Видимо, она ожидала проявления интереса к своему саду, поэтому Дэлглиш уступил. Легкий восточный ветер, становившийся все сильнее по мере того, как день подходил к концу, неприятно покалывал шею и лодыжки. Но он никогда не торопился, когда дело касалось допросов. Этот обещал стать тяжелым для миссис Фентон, и она имела право на то, чтобы не спешить. Дэлглиш удивлялся, что сам жаждет скорее услышать ее рассказ, хотя и скрывал это. Последние два дня его терзало смутное предчувствие надвигающейся беды и неудачи, и это беспокоило его еще больше, ибо было нелогично. Дело только начали расследовать. Интуиция подсказывала, что они движутся в верном направлении. Даже в этот самый момент Дэлглиш находился лишь в одном шаге от того, чтобы наконец выяснить, каков был мотив убийцы, а мотив, как он знал, имеет ключевое значение в деле. Он еще ни разу не терпел неудачу, работая в Скотленд-Ярде, и это дело, с ограниченным числом подозреваемых и пусть даже тщательно спланированное, вряд ли имело шанс стать его первым провалом. И все же он не мог избавиться от беспокойства, мучимый беспричинным страхом, что у него остается слишком мало времени. Возможно, во всем следовало винить осень. Возможно, он просто устал. Дэлглиш поднял воротник пальто и приготовился изобразить заинтересованность.
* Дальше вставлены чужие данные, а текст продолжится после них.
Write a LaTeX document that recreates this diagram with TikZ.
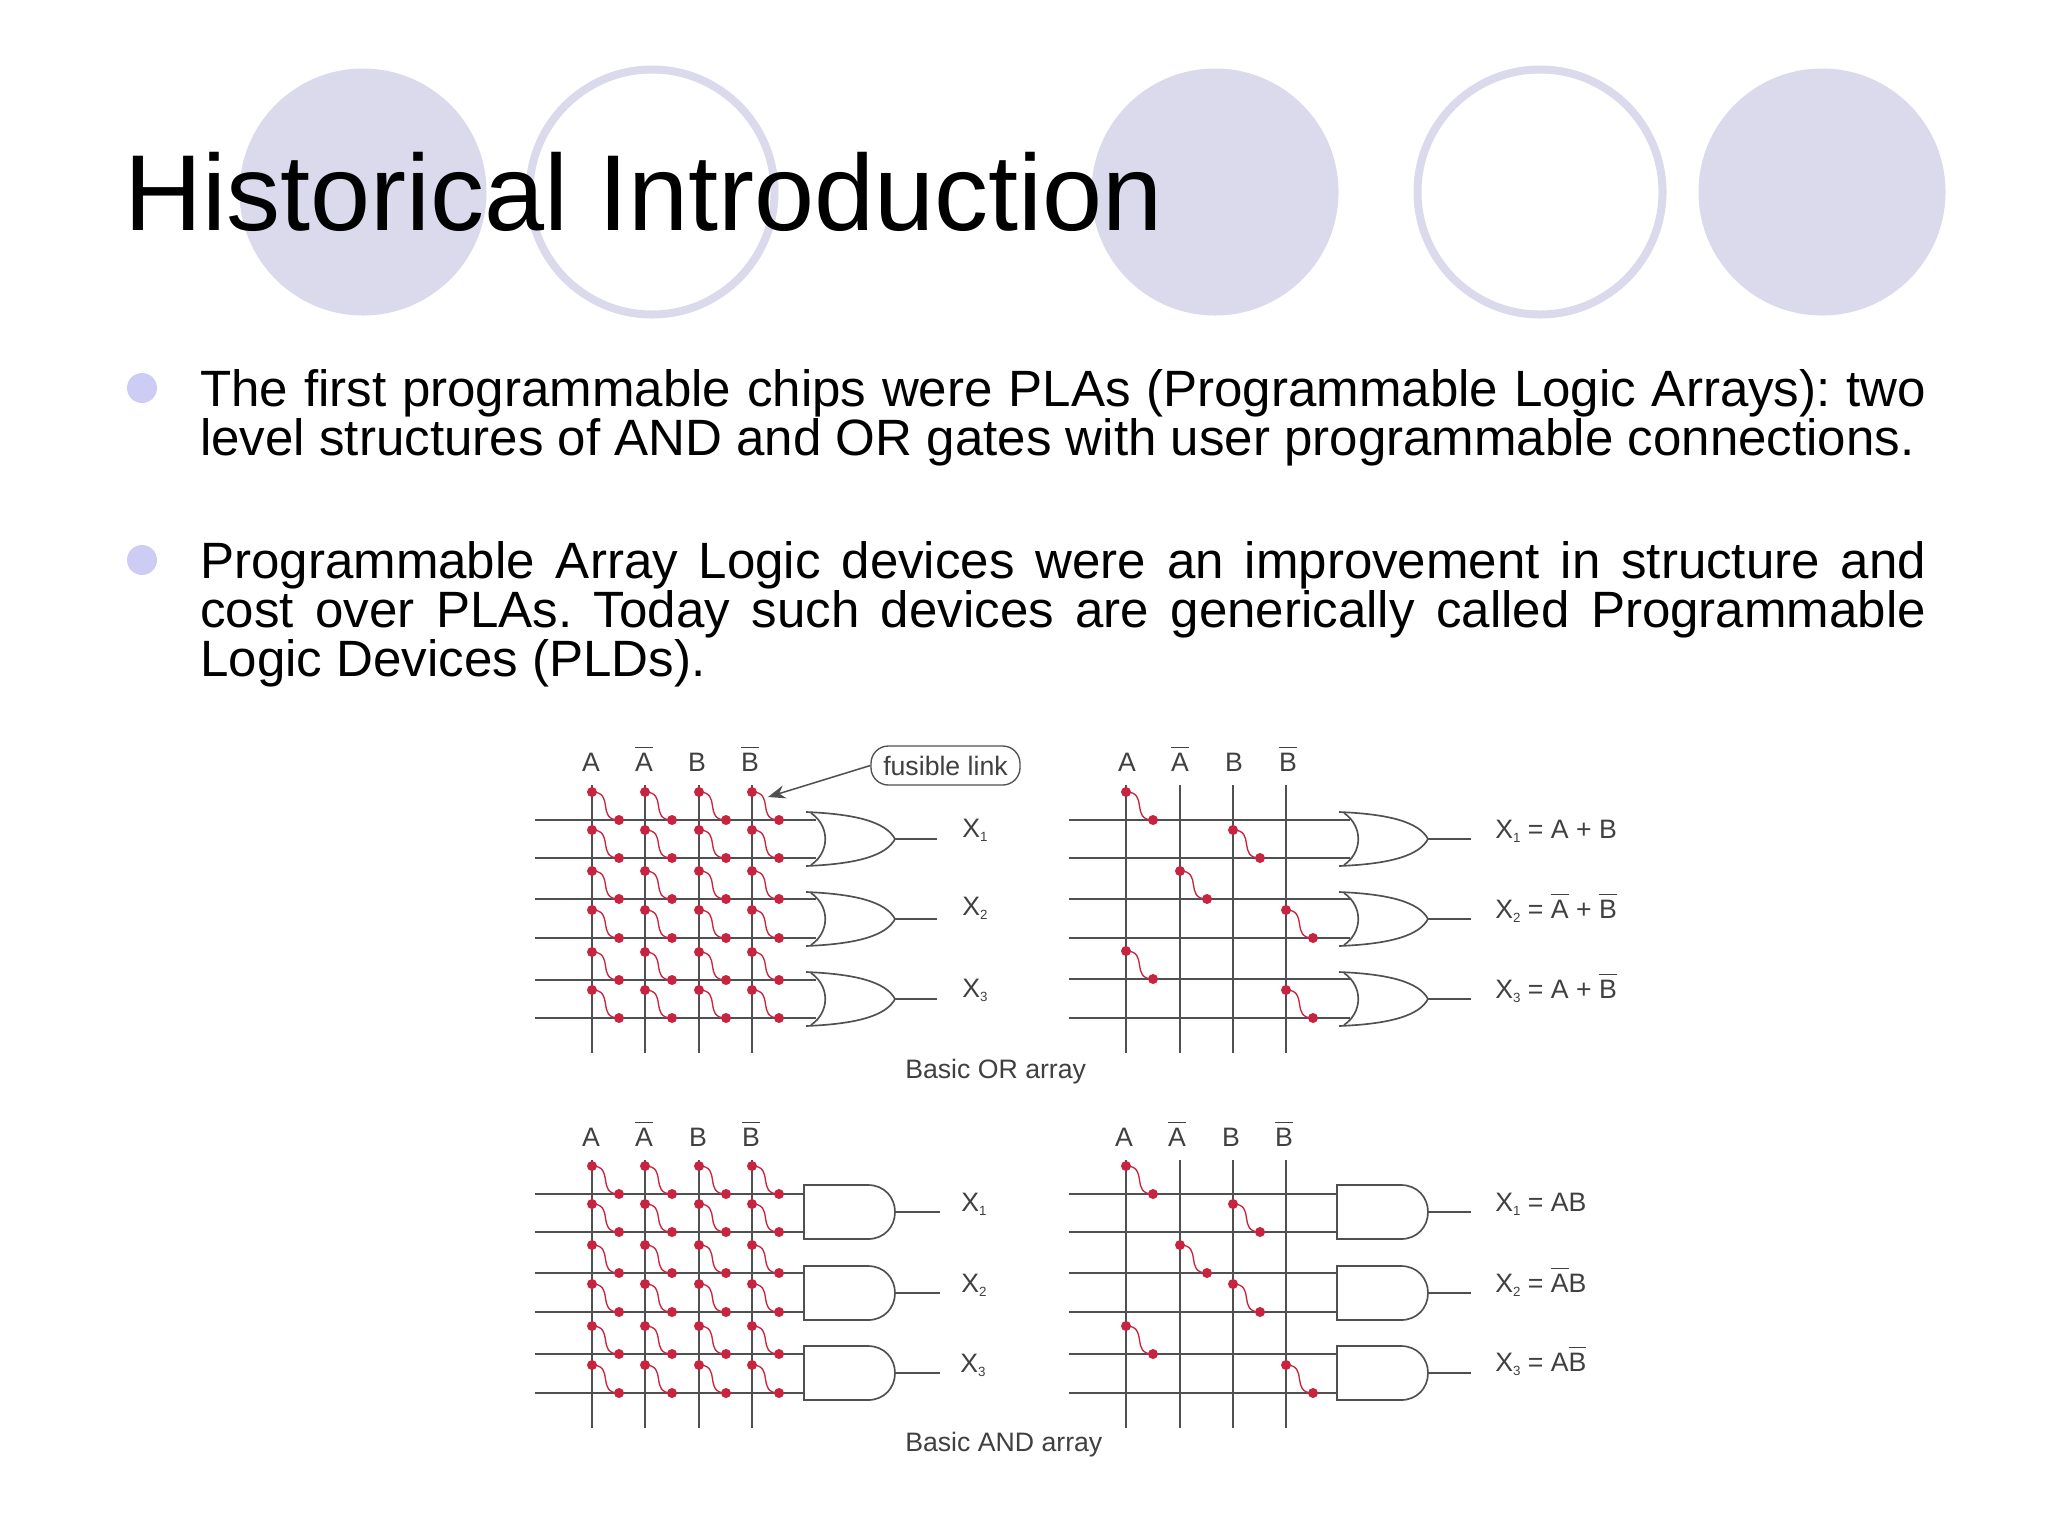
\documentclass[tikz,border=0pt]{standalone}
\usepackage{fontspec}
\setmainfont{Liberation Sans}
\usetikzlibrary{arrows.meta}
\frenchspacing
\definecolor{ringc}{HTML}{DADAEC}
\definecolor{bulc}{HTML}{CCCCF5}
\definecolor{linec}{HTML}{505050}
\definecolor{fusec}{HTML}{C82440}
\definecolor{labc}{HTML}{404040}
\tikzset{
 disc/.style={circle,fill=ringc,minimum size=247*.75pt,inner sep=0,draw=none},
 ring/.style={circle,draw=ringc,line width=6pt,fill=none,minimum size=245*.75pt,inner sep=0},
 bul/.style={circle,fill=bulc,minimum size=30*.75pt,inner sep=0},
 bodyline/.style={anchor=base west,inner sep=0,font=\fontsize{38.3}{38.3}\selectfont},
 wire/.style={draw=linec,line width=1.15pt},
 gate/.style={draw=linec,line width=1.25pt},
 fdot/.style={circle,fill=fusec,minimum size=7.5pt,inner sep=0},
 fuse/.style={draw=fusec,line width=1pt},
 dlab/.style={inner sep=0,yshift=-3pt,text=labc,font=\fontsize{20}{20}\selectfont,text height=.72em,text depth=0pt},
 eqlab/.style={dlab,anchor=west},
}
\newcommand{\ovl}[1]{\ensuremath{\overline{\mbox{\rule{0pt}{.86em}#1}}}}
\newcommand{\Xs}[1]{X\raisebox{-3pt}{\fontsize{10}{10}\selectfont #1}}
% vertical input lines
\newcommand{\vlines}[4]{\foreach \px/\pn in {#1} {
  \coordinate (vt\pn) at (\px,#2); \coordinate (vb\pn) at (\px,#3);
  \draw[wire] (vt\pn) -- (vb\pn);}}
\newcommand{\hlines}[3]{\foreach \py/\pn in {#3} {
  \coordinate (hl\pn) at (#1,\py); \coordinate (hr\pn) at (#2,\py);
  \draw[wire] (hl\pn) -- (hr\pn);}}
\newcommand{\fusible}[2]{
  \node[fdot] (fs) at (#1,#2-28) {};
  \node[fdot] (fe) at (#1+27,#2) {};
  \draw[fuse] (fs.center) .. controls +(23,0) and +(-23,0) .. (fe.center);}
\newcommand{\orgate}[4]{\begin{scope}[shift={(#1,#2)}]
  \coordinate (tp) at (0,0); \coordinate (bt) at (0,54); \coordinate (ns) at (89,27);
  \coordinate (op) at (#3,27);
  \draw[gate] (tp) .. controls (50,2) and (80,10) .. (ns) .. controls (80,44) and (50,52) .. (bt);
  \draw[gate] (5,1) .. controls (24,14) and (24,40) .. (5,53);
  \draw[wire] (ns) -- (op);
  #4
\end{scope}}
\newcommand{\andgate}[3]{\begin{scope}[shift={(#1,#2)}]
  \coordinate (tp) at (0,0); \coordinate (bt) at (0,54); \coordinate (ns) at (91,27);
  \coordinate (op) at (#3,27);
  \draw[gate] (tp) -- (64,0) .. controls (80,0) and (91,12) .. (ns) .. controls (91,42) and (80,54) .. (64,54) -- (bt) -- cycle;
  \draw[wire] (ns) -- (op);
\end{scope}}
\begin{document}
\begin{tikzpicture}[x=.75pt,y=-.75pt]
\useasboundingbox (0,0) rectangle (2048,1536);
\fill[white] (0,0) rectangle (2048,1536);
% decoration
\node[disc] (d1) at (363,192) {};
\node[ring] (r1) at (652,192) {};
\node[disc] (d2) at (1215,192) {};
\node[ring] (r2) at (1540,192) {};
\node[disc] (d3) at (1822,192) {};
% title
\node[anchor=base west,inner sep=0,font=\fontsize{81}{81}\selectfont] (title) at (124,230) {Historical Introduction};
% body
\node[bul] (b1) at (142,388) {};
\node[bul] (b2) at (142,560) {};
\node[bodyline] (l1) at (200,406) {\makebox[1294.5pt][s]{The first programmable chips were PLAs (Programmable Logic Arrays): two}};
\node[bodyline] (l2) at (200,455) {level structures of AND and OR gates with user programmable connections.};
\node[bodyline] (l3) at (200,578) {\makebox[1294.5pt][s]{Programmable Array Logic devices were an improvement in structure and}};
\node[bodyline] (l4) at (200,627) {\makebox[1294.5pt][s]{cost over PLAs. Today such devices are generically called Programmable}};
\node[bodyline] (l5) at (200,676) {Logic Devices (PLDs).};
% ---------- top left
\vlines{592/a,645/b,699/c,752/d}{785}{1053}{}
\hlines{535}{816}{820/a,858/b,899/c,938/d,980/e,1018/f}
\foreach \fx in {592,645,699,752} \foreach \fy in {820,858,899,938,980,1018} {\fusible{\fx}{\fy}}
\orgate{806}{812}{131}{}
\orgate{806}{892}{131}{}
\orgate{806}{972}{131}{}
\node[dlab] (ta1) at (591,763) {A};
\node[dlab] (ta2) at (644,763) {\ovl{A}};
\node[dlab] (ta3) at (697,763) {B};
\node[dlab] (ta4) at (750,763) {\ovl{B}};
\node[dlab] (tx1) at (975,829) {\Xs{1}};
\node[dlab] (tx2) at (975,907) {\Xs{2}};
\node[dlab] (tx3) at (975,989) {\Xs{3}};
\node[draw=linec,line width=1pt,rounded corners=13pt,minimum width=149*.75pt,minimum height=39*.75pt,inner sep=0,text=labc,font=\fontsize{20}{20}\selectfont] (fl) at (945.5,765.5) {fusible link};
\coordinate (flt) at (768,797);
\draw[wire,-{Stealth[length=13pt,width=10pt]}] (fl.west) -- (flt);
% ---------- top right
\vlines{1126/a,1180/b,1233/c,1286/d}{785}{1053}{}
\hlines{1069}{1350}{820/a,858/b,899/c,938/d,979/e,1018/f}
\foreach \fx/\fy in {1126/820,1233/858,1180/899,1286/938,1126/979,1286/1018} {\fusible{\fx}{\fy}}
\orgate{1339}{812}{132}{}
\orgate{1339}{892}{132}{}
\orgate{1339}{972}{132}{}
\node[dlab] (ra1) at (1127,763) {A};
\node[dlab] (ra2) at (1180,763) {\ovl{A}};
\node[dlab] (ra3) at (1234,763) {B};
\node[dlab] (ra4) at (1288,763) {\ovl{B}};
\node[eqlab] (rx1) at (1495,830) {\Xs{1} = A + B};
\node[eqlab] (rx2) at (1495,910) {\Xs{2} = \ovl{A} + \ovl{B}};
\node[eqlab] (rx3) at (1495,990) {\Xs{3} = A + \ovl{B}};
\node[dlab,anchor=west] (cap1) at (905,1070) {Basic OR array};
% ---------- bottom left
\vlines{592/a,645/b,699/c,752/d}{1160}{1428}{}
\hlines{535}{804}{1194/a,1232/b,1273/c,1312/d,1354/e,1393/f}
\foreach \fx in {592,645,699,752} \foreach \fy in {1194,1232,1273,1312,1354,1393} {\fusible{\fx}{\fy}}
\andgate{804}{1185}{136}
\andgate{804}{1266}{136}
\andgate{804}{1346}{136}
\node[dlab] (ba1) at (591,1138) {A};
\node[dlab] (ba2) at (644,1138) {\ovl{A}};
\node[dlab] (ba3) at (698,1138) {B};
\node[dlab] (ba4) at (751,1138) {\ovl{B}};
\node[dlab] (bx1) at (974,1203) {\Xs{1}};
\node[dlab] (bx2) at (974,1284) {\Xs{2}};
\node[dlab] (bx3) at (973,1364) {\Xs{3}};
% ---------- bottom right
\vlines{1126/a,1180/b,1233/c,1286/d}{1160}{1428}{}
\hlines{1069}{1337}{1194/a,1232/b,1273/c,1312/d,1354/e,1393/f}
\foreach \fx/\fy in {1126/1194,1233/1232,1180/1273,1233/1312,1126/1354,1286/1393} {\fusible{\fx}{\fy}}
\andgate{1337}{1185}{134}
\andgate{1337}{1266}{134}
\andgate{1337}{1346}{134}
\node[dlab] (qa1) at (1124,1138) {A};
\node[dlab] (qa2) at (1177,1138) {\ovl{A}};
\node[dlab] (qa3) at (1231,1138) {B};
\node[dlab] (qa4) at (1284,1138) {\ovl{B}};
\node[eqlab] (qx1) at (1495,1203) {\Xs{1} = AB};
\node[eqlab] (qx2) at (1495,1284) {\Xs{2} = \ovl{A}B};
\node[eqlab] (qx3) at (1495,1363) {\Xs{3} = A\ovl{B}};
\node[dlab,anchor=west] (cap2) at (905,1443) {Basic AND array};
\end{tikzpicture}
\end{document}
Они прошли через ворота из кованого железа сбоку от дома и попали в главный сад. Миссис Фентон говорила:
— Я очень люблю это место, но садовник из меня плохой. У меня ничего не растет. Это у моего мужа, что называется, легкая рука. Он сейчас в больнице Мейдстоуна на операции по удалению грыжи. К счастью, она прошла весьма успешно. А вы занимаетесь садоводством, суперинтендант?
Дэлглиш объяснил, что живет в квартире над Темзой в Сити и что недавно продал дом в Эссексе.